El sistema de justicia en México está colapsado.
No comenzó ayer el deterioro, pero en la última década ha sido evidente para muchos ciudadanos que lo mejor es no enredarse en las redes churriguerescas de lo que se llama justicia. Los sucedáneos a ésta son desde luego justicia por mano propia, que adopta en general la forma de manifestaciones ciudadanas: marchando, obstruyendo el libre tránsito u ocupando casetas de cobro e instalaciones pública o privadas. Se incurren en actos de ilegalidad, pero éstas resultan de una ilegalidad mayor que provoca la impunidad masiva que es la esencia misma del sistema de justicia. En el Índice Global de Impunidad 2020 México ocupa el lugar 60 entre 69 países analizados. De cada cien delitos, 92 quedan impunes.
La rabia. El signo de nuestros tiempos es la rabia y la frustración. Además de todos los signos externos continuos y constantes de protestas, hay quizás una actitud más penetrante, generalizada y destructiva de la convivencia social. Una especie de cinismo militante que pone en duda la capacidad y la voluntad del Estado para resolver los problemas que mas afectan a los ciudadanos en cualquier de los niveles de gobierno. El efecto combinado de protestas callejeras y desconfianza en las autoridades es la generación de un ambiente poco propicio para las acciones cooperativas y la participación cívica. Ésta es la verdadera polarización en el país. Como lo señala el informe Latinobarómetro del año pasado los ciudadanos creen que las leyes se cumplen poco o nada, 83 por ciento en México, y 84 por ciento el promedio latinoamericano.
Confianza. En el informe Latinobarómetro del año pasado aparecen datos claves respecto a la confianza en las instituciones. Así la confianza en las fuerzas armadas en un 48 por ciento en el país. En el gobierno la confianza alcanza un 28 por ciento en México. En el poder judicial la confianza apenas llega a un 24. En el congreso o parlamento alcanza un magro 22 por ciento. La confianza en los partidos políticos alcanza apenas un 13 por ciento de confianza.
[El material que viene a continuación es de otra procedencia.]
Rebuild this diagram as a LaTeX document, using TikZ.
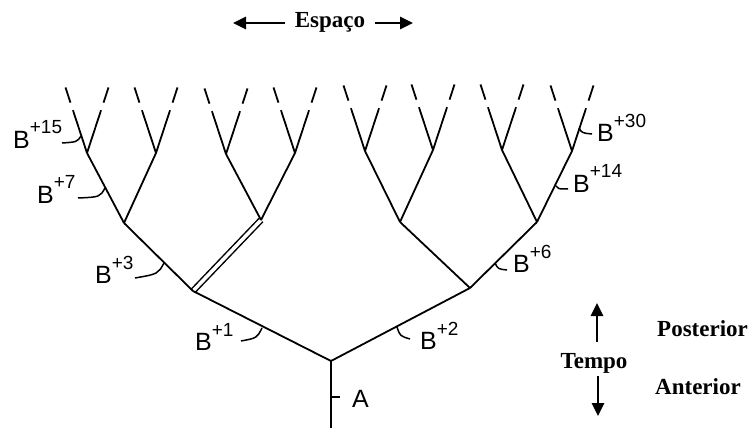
\documentclass[tikz,border=0pt]{standalone}
\usepackage{fontspec}
\setmainfont{Liberation Serif}
\setsansfont{Liberation Sans}
\usepackage{tikz}
\usetikzlibrary{arrows.meta,calc}
\newcommand{\bsup}[1]{B\raisebox{14pt}{\fontsize{19}{19}\selectfont +#1}}

\begin{document}
\begin{tikzpicture}[
        x=1pt,y=-1pt,
        branch/.style={line width=1.8pt},
        leaf/.style={line width=1.8pt,dash pattern=on 45pt off 8pt on 16pt off 30pt},
        tick/.style={line width=1.5pt},
        blabel/.style={anchor=base west,inner sep=0pt,font=\sffamily\fontsize{25}{25}\selectfont},
        axislabel/.style={inner sep=0pt,font=\bfseries\fontsize{23}{23}\selectfont},
        arrow/.style={-{Triangle[length=13pt,width=12pt]},line width=2.6pt}
      ]
      \useasboundingbox (0,0) rectangle (748,428);

      % tree points
      \coordinate (base) at (331,428);
      \coordinate (r) at (331,361);
      \coordinate (n1) at (193,291);
      \coordinate (n2) at (470,288);
      \coordinate (n11) at (124,223);
      \coordinate (n12) at (261,220);
      \coordinate (n21) at (400,222);
      \coordinate (n22) at (537,222);
      \coordinate (l1) at (87,153);
      \coordinate (l2) at (156,153);
      \coordinate (l3) at (226,154);
      \coordinate (l4) at (295,153);
      \coordinate (l5) at (365,151);
      \coordinate (l6) at (433,150);
      \coordinate (l7) at (502,150);
      \coordinate (l8) at (572,151);

      \draw[line width=1.5pt,double,double distance=3.5pt] (n1) -- (n12);
      \draw[branch] (base) -- (r);
      \draw[branch] (r) -- (n1);
      \draw[branch] (r) -- (n2);
      \draw[branch] (n1) -- (n11);
      \draw[branch] (n2) -- (n21);
      \draw[branch] (n2) -- (n22);
      \foreach \p/\a/\b in {n11/l1/l2,n12/l3/l4,n21/l5/l6,n22/l7/l8} {
        \draw[branch] (\p) -- (\a);
        \draw[branch] (\p) -- (\b);
      }

      % growing tips
      \foreach \n in {l1,l2,l3,l4,l5,l6,l7,l8} {
        \path (\n) ++(-22,-67) coordinate (\n a);
        \path (\n) ++(22,-67) coordinate (\n b);
        \draw[leaf] (\n) -- (\n a);
        \draw[leaf] (\n) -- (\n b);
      }

      % marks
      \draw[tick] (81,136) .. controls (77,142) .. (62,143);
      \draw[tick] (105,188) .. controls (100,197) .. (78,198);
      \draw[tick] (164,263) .. controls (158,274) .. (135,278);
      \draw[tick] (262,328) .. controls (257,338) .. (241,341);
      \draw[tick] (397,327) .. controls (400,336) .. (410,339);
      \draw[tick] (495,263) .. controls (498,269) .. (507,270);
      \draw[tick] (556,186) .. controls (558,189) .. (568,189);
      \draw[tick] (579,128) .. controls (582,133) .. (592,134);
      \draw[tick] (331,397) -- (340,397);

      \node[blabel] (b15) at (13,148) {\bsup{15}};
      \node[blabel] (b7) at (37,203) {\bsup{7}};
      \node[blabel] (b3) at (95,283) {\bsup{3}};
      \node[blabel] (b1) at (195,350) {\bsup{1}};
      \node[blabel] (b2) at (420,349) {\bsup{2}};
      \node[blabel] (b6) at (513,272) {\bsup{6}};
      \node[blabel] (b14) at (573,192) {\bsup{14}};
      \node[blabel] (b30) at (597,142) {\bsup{30}};
      \node[blabel] (a) at (352,407) {A};

      % axes
      \node[axislabel,anchor=base,inner xsep=10pt] (espaco) at (330,28) {Espaço};
      \coordinate (eL) at (233,23);
      \coordinate (eR) at (413,23);
      \draw[arrow] (espaco.west |- eL) -- (eL);
      \draw[arrow] (espaco.east |- eR) -- (eR);

      \node[axislabel,anchor=base,inner sep=3pt] (tempo) at (594,368) {Tempo};
      \coordinate (tup) at (597,303);
      \coordinate (tdown) at (598,416);
      \draw[arrow,shorten <=8pt] (tempo.north -| tup) -- (tup);
      \draw[arrow] (tempo.south -| tdown) -- (tdown);
      \node[axislabel,anchor=base west] (post) at (657,336) {Posterior};
      \node[axislabel,anchor=base west] (ante) at (655,394) {Anterior};
    \end{tikzpicture}
\end{document}
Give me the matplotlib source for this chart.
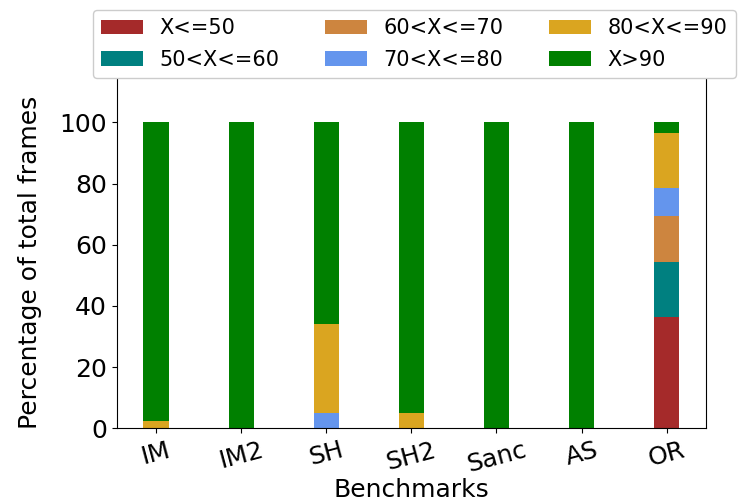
import matplotlib
matplotlib.use("Agg")
import matplotlib.pyplot as plt
import numpy as np

benchmarks = ["IM", "IM2", "SH", "SH2", "Sanc", "AS", "OR"]
labels = ["X<=50", "50<X<=60", "60<X<=70", "70<X<=80", "80<X<=90", "X>90"]
colors = ["#A52A2A", "#008080", "#CD853F", "#6495ED", "#DAA520", "#008000"]

le50   = [0, 0, 0, 0, 0, 0, 36.3]
b50_60 = [0, 0, 0, 0, 0, 0, 18.1]
b60_70 = [0, 0, 0, 0, 0, 0, 15.1]
b70_80 = [0, 0, 5.0, 0, 0, 0, 9.0]
b80_90 = [2.5, 0, 29.0, 5.0, 0, 0, 18.0]
gt90   = [97.5, 100, 66.0, 95.0, 100, 100, 3.5]
series = [le50, b50_60, b60_70, b70_80, b80_90, gt90]

fig = plt.figure(figsize=(7.48, 5.04), dpi=100)
ax = fig.add_axes([0.156, 0.150, 0.788, 0.711])
x = np.arange(len(benchmarks))
bottom = np.zeros(len(benchmarks))
for vals, lab, col in zip(series, labels, colors):
    ax.bar(x, vals, 0.3, bottom=bottom, color=col, label=lab)
    bottom += np.array(vals)

ax.set_ylim(0, 117.1)
ax.set_yticks([0, 20, 40, 60, 80, 100])
ax.set_xticks(x)
ax.set_xticklabels(benchmarks, rotation=15)
ax.tick_params(labelsize=18)
ax.set_xlabel("Benchmarks", fontsize=18, labelpad=1)
ax.set_ylabel("Percentage of total frames", fontsize=18)
ax.yaxis.set_label_coords(-0.127, 0.464)
ax.legend(loc="upper center", bbox_to_anchor=(0.505, 1.1674), ncol=3, fontsize=15,
          columnspacing=2.2, handlelength=2.0, labelspacing=0.55,
          borderaxespad=0.0, framealpha=1.0)
fig.savefig("out.png", dpi=100)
La polarización en la cúpula. Si la polarización en la sociedad es entre los ciudadanos y las autoridades, la polarización entre las elites es entre dos visiones de democracia. Una minimalista que concibe a la democracia a partir de elecciones libres y confiables, competencia entre partidos y división de poderes. Otra una democracia plebiscitaria que desconfía de los cuerpos intermediarios y que favorece la centralización política y la relación directa entre el líder y el pueblo. Tanto Nadia Urbinati como Pierre Rosanvallon han profundizado en una democracia constitucional que va más allá de los ordenamientos electorales, favorece la participación cívica y la deliberación pública sin caer en las diversas trampas conceptuales de la democracia plebiscitaria.
Esta polarización es irresoluble porque está planteada, de ambos lados, como un juego suma cero.
El enforcement. Es curioso que no exista una traducción directa. La más cercana sería acatamiento, pero tendría que añadirse acatamiento de las leyes con la coerción del aparato estatal. Esto no ocurre en México porque las leyes cuando se aplican se hacen con enorme discrecionalidad y lo que impera, más bien, son un conjunto de convenciones y reglas informales. En realidad, como lo analizan Levitsky y Murillo un bajo nivel de acatamiento de las leyes permite que los poderes de facto, no ejerzan su poder de veto sobre las leyes aprobadas en los congresos sabiendo que éstas no se van a cumplir.
La desconexión. Las instituciones débiles son el resultado de una desconexión entre los procesos formales de elaboración de leyes y los detentadores del poder de facto. La desconexión no sólo existe entre las élites políticas y económicas, sino entre éstas y la polarización en la sociedad.
En ese sentido, las élites están desfondadas.